Paul Capotosto & Roger Wolfe


Department of Energy and Environmental Protection (DEEP) Wildlife Division

Wetlands Habitat and Mosquito Management (WHAMM) Program

Franklin Wildlife Management Area

391 Route 32

North Franklin, CT 06254



The Continental Marsh is an 80-acre coastal wetland located in Stonington, CT between the Pawcatuck River and the Barn Island Wildlife Management Area.  This area also has significant Native American heritage with known archaeological findings on the property. Much of this tidal salt marsh is also part of one of the oldest working salt hay farms in CT, dating back to the 1600's and remaining in continuous operation in the same family for 6 generations. Originally ditched for salt hay production, and maintained for mosquito control since the 1930’s, many of the ditches hadn't been cleaned for over 20 years. As a result, many of the ditches filled in and stagnant water areas formed, killing off the native marsh vegetation. These saturated areas produced considerable amounts of mosquitoes increasing the amounts of pesticide needed for control, reduced salt hay production, and perpetuated invasion by Phragmites.
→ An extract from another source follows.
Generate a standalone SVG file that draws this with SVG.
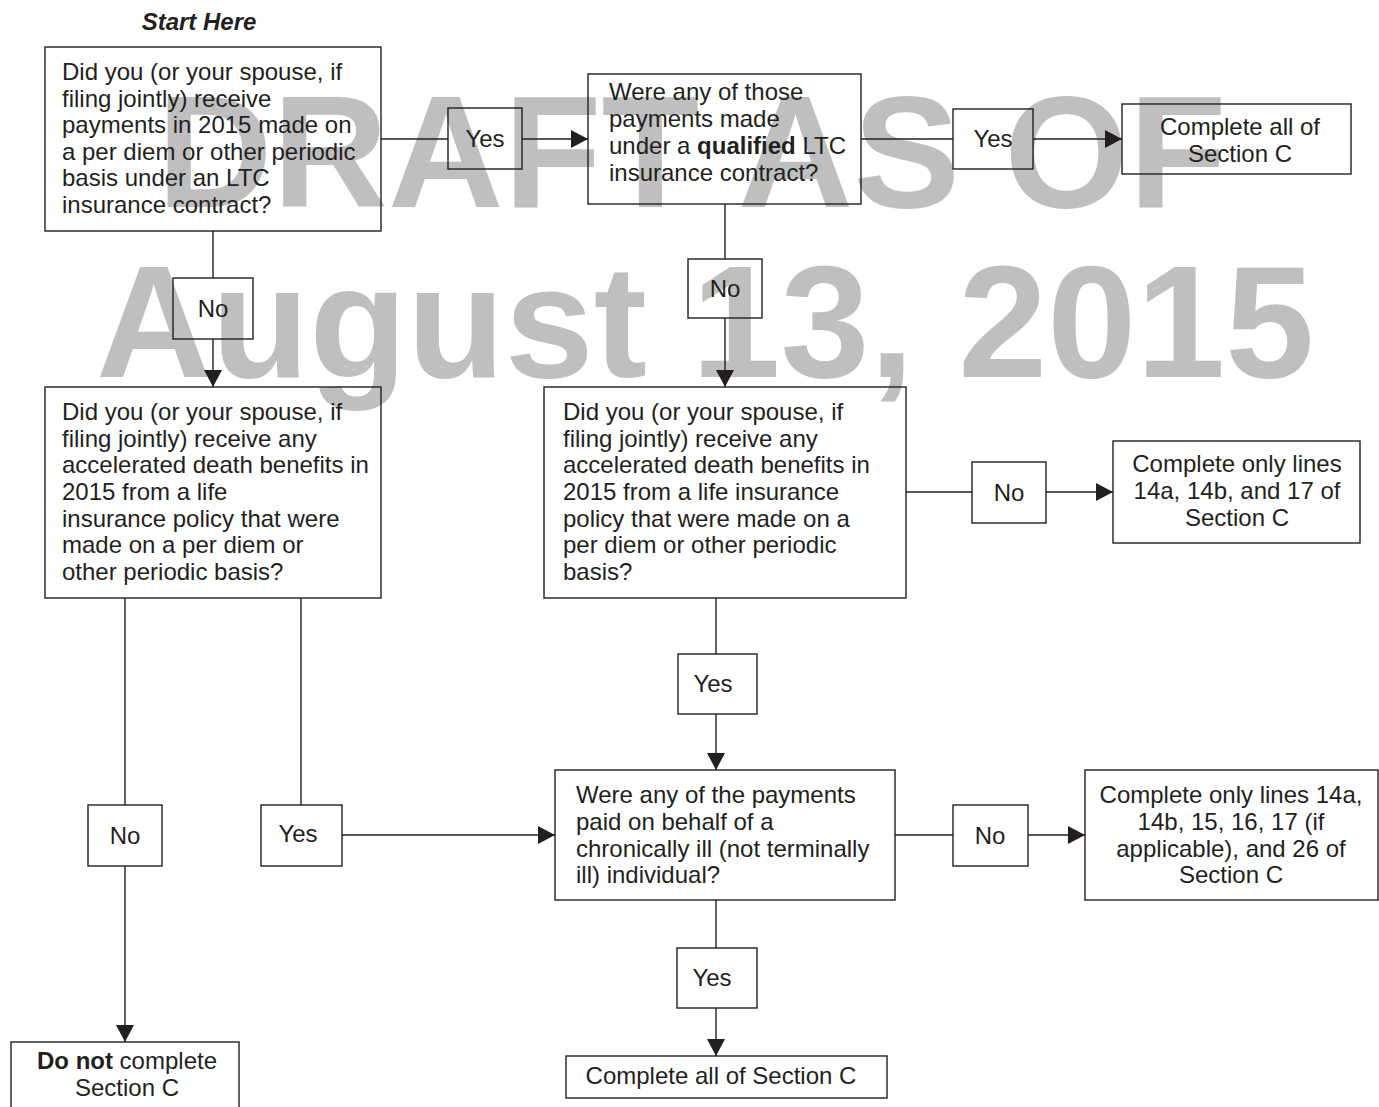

The CT DEEP WHAMM Program, working with the landowner, private contractors, and the crew’s specialized low ground pressure equipment, employed a methodology it calls Integrated Marsh Management (IMM) to restore tidal hydrology by selectively cleaning or creating tidal channels, controlling the Phragmites over a 3-year period using an herbicide and mowing treatment, enhancing the wetland habitat for wildlife through the selective creation of shallow pools, and virtually eliminating the mosquito breeding on the area with a concomitant reduction in mosquito pesticide use. Because of significant Native American activity in this region, archaeological monitoring was also required during restoration. The project was completed in 3 years. Hydrologic and vegetative recovery was noted within the first growing season. The site will continue to be monitored for vegetation recovery, water bird use and mosquito production.